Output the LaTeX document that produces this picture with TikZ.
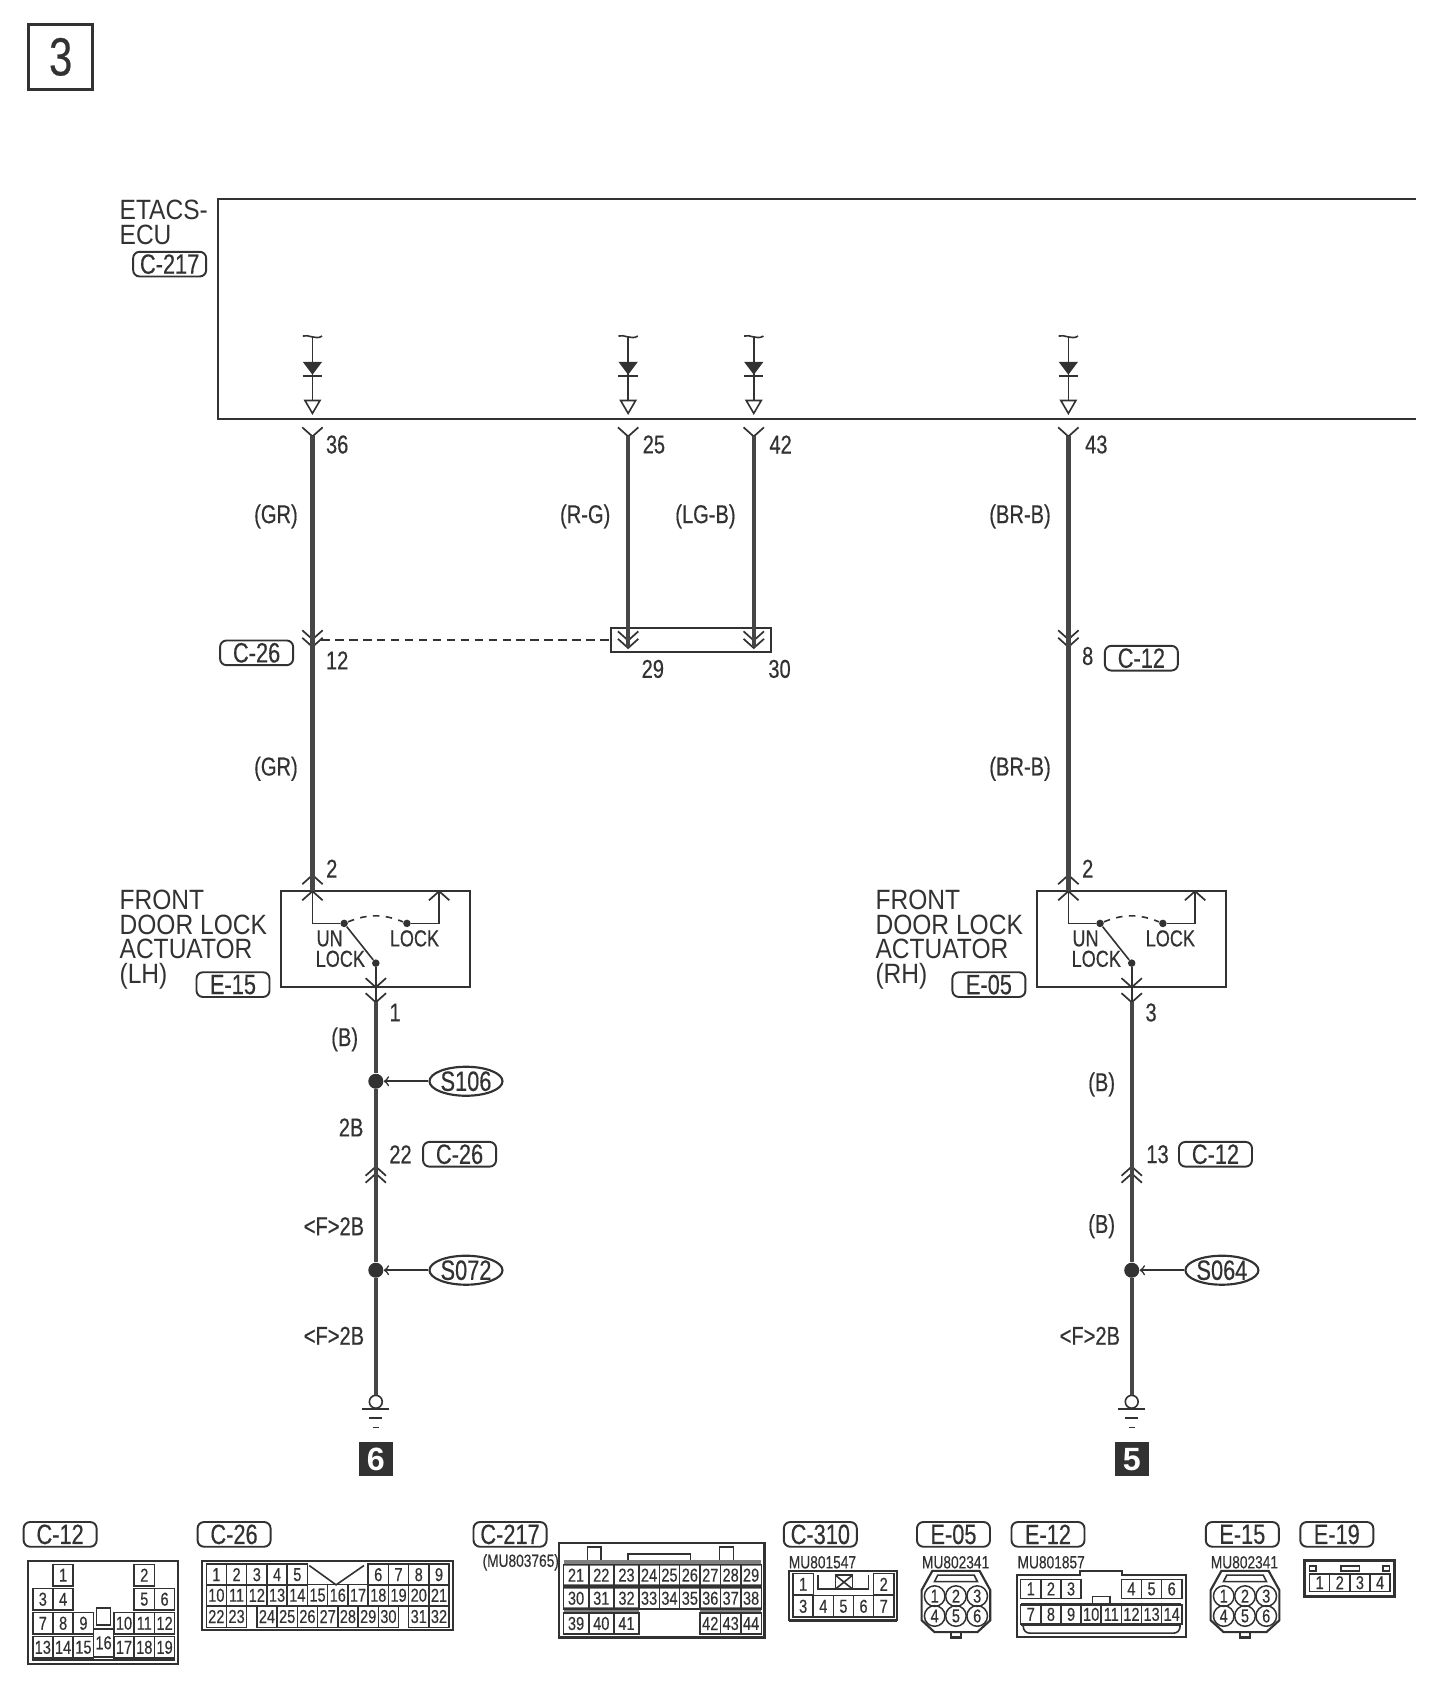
\documentclass[tikz,border=0pt]{standalone}
\usepackage{fontspec}
\setmainfont{Liberation Sans}
\newfontfamily\narrowfont[FakeStretch=0.78, FakeBold=0.4]{Liberation Sans}
\newfontfamily\labelfont[FakeStretch=0.88]{Liberation Sans}
\usetikzlibrary{shapes.geometric, positioning}
\definecolor{inkgray}{RGB}{50,50,50}
\definecolor{wiregray}{RGB}{70,70,70}

\begin{document}
\begin{tikzpicture}[
    x=0.5pt, y=-0.5pt,
    every node/.style={text=inkgray},
    wire/.style={draw=wiregray, line width=2pt},
    thinwire/.style={draw=inkgray, line width=0.75pt},
    chev/.style={draw=inkgray, line width=0.8pt},
    outline/.style={draw=inkgray, line width=1pt},
    tag/.style={rectangle, draw=inkgray, line width=0.9pt, rounded corners=3pt, minimum width=34pt, minimum height=11.5pt, inner sep=0pt, font=\narrowfont\fontsize{13}{13}\selectfont},
    wirelabel/.style={inner sep=0pt, font=\narrowfont\fontsize{12}{12}\selectfont},
    namelabel/.style={inner sep=0pt, anchor=west, align=left, font=\labelfont\fontsize{13}{11.5}\selectfont},
    pinbox/.style={rectangle, draw=inkgray, line width=0.7pt, minimum width=9.4pt, minimum height=10pt, inner sep=0pt, font=\narrowfont\fontsize{8.7}{9}\selectfont},
    pinround/.style={circle, draw=inkgray, line width=0.7pt, minimum size=9.6pt, inner sep=0pt, font=\narrowfont\fontsize{8.7}{9}\selectfont},
    partno/.style={inner sep=0pt, font=\narrowfont\fontsize{8.2}{8}\selectfont},
    splice/.style={circle, fill=inkgray, minimum size=7pt, inner sep=0pt},
    contact/.style={circle, fill=inkgray, minimum size=3.5pt, inner sep=0pt},
    spliceid/.style={ellipse, draw=inkgray, line width=1pt, minimum width=34pt, minimum height=13.5pt, inner sep=0pt, font=\narrowfont\fontsize{13}{13}\selectfont},
    badge/.style={rectangle, fill=inkgray, minimum size=16pt, inner sep=0pt, text=white, font=\bfseries\fontsize{15}{15}\selectfont}
]
    \useasboundingbox (0,0) rectangle (1356,1566.5);

    % Sheet number
    \node[rectangle, outline, line width=1.4pt, minimum size=30pt, inner sep=0pt, font=\narrowfont\fontsize{25}{25}\selectfont] (sheet) at (56.5,53) {3};

    % ECU box, open to the right
    \draw[outline] (1319,185) -- (203,185) -- (203,390) -- (1319,390);
    \node[namelabel] (ecuname) at (111,207) {ETACS-\\ECU};
    \node[tag] (ecutag) at (158,246) {C-217};

    % Output stages inside the ECU
    \foreach \sname/\sx in {p36/291, p25/585, p42/702, p43/995} {
        \coordinate (\sname-top) at (\sx,313);
        \coordinate (\sname-tri) at (\sx,373);
        \coordinate (\sname-y) at (\sx,406);
        \draw[thinwire] (\sname-top) -- (\sname-tri);
        \draw[thinwire] (\sx-9,313) .. controls (\sx-4,311) and (\sx+3,317) .. (\sx+9,313);
        \fill[inkgray] (\sx-9,337) -- (\sx+9,337) -- (\sx,349) -- cycle;
        \draw[thinwire] (\sx-9,350) -- (\sx+9,350);
        \draw[thinwire, fill=white] (\sx-7,373) -- (\sx+7,373) -- (\sx,385) -- cycle;
    }

    % Connector chevrons
    \foreach \cx/\cy in {291/398, 585/398, 702/398, 995/398, 291/587, 291/594, 995/587, 995/594, 585/588, 585/595, 702/588, 702/595, 350/911, 350/925, 1054/911, 1054/925}
        \draw[chev] (\cx-9.5,\cy) -- (\cx,\cy+8.5) -- (\cx+9.5,\cy);
    \foreach \cx/\cy in {291/815, 291/830, 409/830, 995/815, 995/830, 1113/830, 350/1086.5, 350/1093, 1054/1086.5, 1054/1093}
        \draw[chev] (\cx-9.5,\cy+8.5) -- (\cx,\cy) -- (\cx+9.5,\cy+8.5);

    % Door lock actuators
    \foreach \aname/\ax/\anum/\atag/\aside in {lh/0/1/E-15/LH, rh/704/3/E-05/RH} {
        \begin{scope}[shift={(\ax,0)}]
            \node[rectangle, outline, minimum width=88pt, minimum height=44.5pt, inner sep=0pt] (act\aname) at (350,874.5) {};
            \coordinate (up\aname) at (291,830);
            \coordinate (lk\aname) at (409,830);
            \coordinate (dn\aname) at (350,933);
            \node[contact] (cu\aname) at (320.5,860) {};
            \node[contact] (cl\aname) at (379,860) {};
            \node[contact] (cm\aname) at (350,897) {};
            \draw[thinwire] (up\aname) |- (cu\aname);
            \draw[thinwire] (cl\aname) -| (lk\aname);
            \draw[thinwire] (cu\aname) -- (cm\aname);
            \draw[thinwire] (cm\aname) -- (dn\aname);
            \draw[thinwire, dashed] (cu\aname) to[bend left=22] (cl\aname);
            \node[wirelabel, font=\narrowfont\fontsize{10.8}{10.8}\selectfont] (un\aname) at (307,874) {UN};
            \node[wirelabel, font=\narrowfont\fontsize{10.8}{10.8}\selectfont] (ul\aname) at (317,893) {LOCK};
            \node[wirelabel, font=\narrowfont\fontsize{10.8}{10.8}\selectfont] (ll\aname) at (386,874) {LOCK};
            \node[namelabel] (nm\aname) at (111,875) {FRONT\\DOOR LOCK\\ACTUATOR\\(\aside)};
            \node[tag] (tg\aname) at (217,917) {\atag};
            \node[wirelabel] (t2\aname) at (309,809) {2};
            \node[wirelabel] (tn\aname) at (368,943) {\anum};
        \end{scope}
    }

    % Wiring from ECU to actuators
    \node[rectangle, thinwire, line width=1pt, minimum width=74.5pt, minimum height=11pt, inner sep=0pt] (shortbox) at (643.5,596) {};
    \coordinate (end29) at (585,603);
    \coordinate (end30) at (702,603);
    \coordinate (c26mid) at (299,596);
    \draw[wire] (p36-y) -- (uplh);
    \draw[wire] (p25-y) -- (end29);
    \draw[wire] (p42-y) -- (end30);
    \draw[wire] (p43-y) -- (uprh);
    \draw[thinwire, dash pattern=on 4pt off 2.5pt] (c26mid) -- (shortbox.west);

    % Ground runs
    \node[splice] (spl106) at (350,1007) {};
    \node[splice] (spl072) at (350,1183) {};
    \node[splice] (spl064) at (1054,1183) {};
    \node[spliceid] (s106) at (434,1007) {S106};
    \node[spliceid] (s072) at (434,1183) {S072};
    \node[spliceid] (s064) at (1138,1183) {S064};
    \draw[thinwire, ->] (s106) -- (spl106);
    \draw[thinwire, ->] (s072) -- (spl072);
    \draw[thinwire, ->] (s064) -- (spl064);
    \foreach \gname/\gx/\gval in {lh/350/6, rh/1054/5} {
        \node[circle, thinwire, minimum size=6pt, inner sep=0pt] (gnd\gname) at (\gx,1305.5) {};
        \draw[thinwire] (\gx-12.5,1312) -- (\gx+12.5,1312);
        \draw[thinwire] (\gx-6,1320.5) -- (\gx+6,1320.5);
        \draw[thinwire] (\gx-3,1329.5) -- (\gx+3,1329.5);
        \node[badge] (bd\gname) at (\gx,1359) {\gval};
    }
    \draw[wire] (dnlh) -- (spl106) -- (spl072) -- (gndlh);
    \draw[wire] (dnrh) -- (spl064) -- (gndrh);

    % Wire colours and terminal numbers
    \foreach \txt/\lx/\ly [count=\n] in {36/314/414, 25/609/414, 42/727/414, 43/1021/414, {(GR)}/257/481, {(R-G)}/545/481, {(LG-B)}/657/481, {(BR-B)}/950/481, 12/314/615, 29/608/623, 30/726/623, 8/1013/611, {(GR)}/257/716, {(BR-B)}/950/716, {(B)}/321/968, 2B/327/1050, 22/373/1075, {<F>2B}/311/1142, {<F>2B}/311/1244, {(B)}/1026/1010, 13/1078/1075, {(B)}/1026/1142, {<F>2B}/1015/1244}
        \node[wirelabel] (wl\n) at (\lx,\ly) {\txt};
    \node[tag] (c26a) at (239,608) {C-26};
    \node[tag] (c12a) at (1063,613) {C-12};
    \node[tag] (c26b) at (428,1075) {C-26};
    \node[tag] (c12b) at (1132,1075) {C-12};

    % Connector faces: name tags
    \foreach \tagtxt/\tx in {C-12/56, C-26/218, C-217/475, C-310/764, E-05/888, E-12/976, E-15/1157, E-19/1245}
        \node[tag] (face\tagtxt) at (\tx,1429) {\tagtxt};
    \foreach \parttxt/\tx [count=\n] in {(MU803765)/485, MU801547/766, MU802341/890, MU801857/979, MU802341/1159}
        \node[partno] (part\n) at (\tx,1455) {\parttxt};

    % C-12 face
    \draw[outline] (26,1453.5) rectangle (165.5,1550);
    \draw[thinwire] (30,1546) -- (163,1546);
    \foreach \num/\col/\row in {1/1/0, 2/5/0, 3/0/1, 4/1/1, 5/5/1, 6/6/1, 7/0/2, 8/1/2, 9/2/2, 10/4/2, 11/5/2, 12/6/2, 13/0/3, 14/1/3, 15/2/3, 17/4/3, 18/5/3, 19/6/3}
        \node[pinbox] (cxii-\num) at ({39.9+\col*18.9},{1467+\row*22.4}) {\num};
    \node[rectangle, thinwire, minimum width=6.5pt, minimum height=7.8pt, inner sep=0pt] (cxii-key) at (96.5,1505.5) {};
    \node[pinbox, minimum height=13pt] (cxii-16) at (96.5,1530) {16};

    % C-26 face
    \draw[outline] (188.5,1453.5) rectangle (421.5,1518);
    \foreach \num/\col in {1/0, 2/1, 3/2, 4/3, 5/4, 6/8, 7/9, 8/10, 9/11}
        \node[pinbox] (cxxvi-\num) at ({201.5+\col*18.85},1466.5) {\num};
    \foreach \num [count=\col from 0] in {10,...,21}
        \node[pinbox] (cxxvi-\num) at ({201.5+\col*18.85},1485.7) {\num};
    \foreach \num/\col in {22/0, 23/1, 24/2.5, 25/3.5, 26/4.5, 27/5.5, 28/6.5, 29/7.5, 30/8.5, 31/10, 32/11}
        \node[pinbox] (cxxvi-\num) at ({201.5+\col*18.85},1505.5) {\num};
    \draw[thinwire] (288,1458) -- (313,1476) -- (339,1458);

    % C-217 face
    \draw[outline] (520.5,1437) rectangle (712,1525);
    \draw[thinwire] (547,1453) |- (560,1440.5) -- (560,1453);
    \draw[thinwire] (670,1453) |- (683,1440.5) -- (683,1453);
    \draw[thinwire] (585,1453) |- (643,1447.5) -- (643,1453);
    \fill[gray] (525,1453) rectangle (709,1458.5);
    \fill[gray] (525,1475.5) rectangle (709,1480);
    \fill[gray] (525,1497) rectangle (595,1502.5);
    \fill[gray] (652,1497) rectangle (709,1502.5);
    \foreach \num/\cx/\cy/\cw in {21/536.5/1467/11.6, 22/560/1467/11.6, 23/583.5/1467/11.6, 24/604.5/1467/9.5, 25/623.5/1467/9.5, 26/642.5/1467/9.5, 27/661.5/1467/9.5, 28/680.5/1467/9.5, 29/699.5/1467/9.5,
        30/536.5/1488.5/11.6, 31/560/1488.5/11.6, 32/583.5/1488.5/11.6, 33/604.5/1488.5/9.5, 34/623.5/1488.5/9.5, 35/642.5/1488.5/9.5, 36/661.5/1488.5/9.5, 37/680.5/1488.5/9.5, 38/699.5/1488.5/9.5,
        39/536.5/1512/11.6, 40/560/1512/11.6, 41/583.5/1512/11.6, 42/661.5/1512/9.5, 43/680.5/1512/9.5, 44/699.5/1512/9.5}
        \node[pinbox, minimum width=\cw pt] (ccxvii-\num) at (\cx,\cy) {\num};

    % C-310 face
    \draw[outline] (735,1463) rectangle (835.5,1509);
    \draw[outline, line width=1.6pt] (735,1509) -- (835.5,1509);
    \node[pinbox] (ccx-1) at (748,1475.5) {1};
    \node[pinbox] (ccx-2) at (823,1475.5) {2};
    \foreach \num [count=\col from 0] in {3,...,7}
        \node[pinbox] (ccx-\num) at ({748+\col*18.75},1496) {\num};
    \draw[thinwire] (762,1467) |- (809,1480) -- (809,1467);
    \draw[thinwire] (778,1467) rectangle (794,1480);
    \draw[thinwire] (778,1467) -- (794,1480) (794,1467) -- (778,1480);

    % E-05 and E-15 faces
    \foreach \fname/\fx in {efive/890.3, efift/1159.5} {
        \begin{scope}[shift={(\fx,0)}]
            \draw[outline] (-22,1463) -- (22,1463) -- (32,1481) -- (32,1509) -- (20,1520) -- (-20,1520) -- (-32,1509) -- (-32,1481) -- cycle;
            \draw[thinwire] (-20,1473) -- (-17,1467) -- (17,1467) -- (20,1473) -- cycle;
            \draw[outline] (-4.5,1520) rectangle (4.5,1525);
            \foreach \num/\cx/\cy in {1/-19.8/1486.5, 2/0/1486.5, 3/19.8/1486.5, 4/-19.8/1505, 5/0/1505, 6/19.8/1505}
                \node[pinround] (\fname-\num) at (\cx,\cy) {\num};
        \end{scope}
    }

    % E-12 face
    \draw[outline] (947,1467) -| (1006,1463) -| (1045,1467) -| (1104.5,1524.5) -| cycle;
    \foreach \num/\col in {1/0, 2/1, 3/2, 4/5, 5/6, 6/7}
        \node[pinbox, minimum height=9pt] (eii-\num) at ({960+\col*18.75},1479.8) {\num};
    \foreach \num [count=\col from 0] in {7,...,14}
        \node[pinbox, minimum height=9pt] (eii-\num) at ({960+\col*18.75},1503.5) {\num};
    \node[rectangle, thinwire, minimum width=8pt, minimum height=4pt, inner sep=0pt] (eii-key) at (1025.5,1491) {};
    \draw[outline, line width=1.3pt] (951,1494) -- (1100,1494);
    \draw[outline, line width=1.3pt] (951,1513) -- (1100,1513);
    \draw[thinwire, rounded corners=3pt] (953,1514) -- (953,1521) -- (1099,1521) -- (1099,1514);

    % E-19 face
    \draw[outline, line width=1.3pt] (1215,1453.5) rectangle (1298.5,1487);
    \foreach \num [count=\col from 0] in {1,...,4}
        \node[pinbox, minimum height=8pt] (eix-\num) at ({1229+\col*18.75},1474) {\num};
    \draw[thinwire] (1219.5,1458.5) rectangle (1225.5,1463);
    \draw[thinwire] (1249,1458.5) rectangle (1266,1463);
    \draw[thinwire] (1288,1458.5) rectangle (1294,1463);
\end{tikzpicture}
\end{document}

——

> DO THIS
Pull out every line in the material above where "Output" occurs.

> COMPLETED EXERCISE
Output the LaTeX document that produces this picture with TikZ.
    % Output stages inside the ECU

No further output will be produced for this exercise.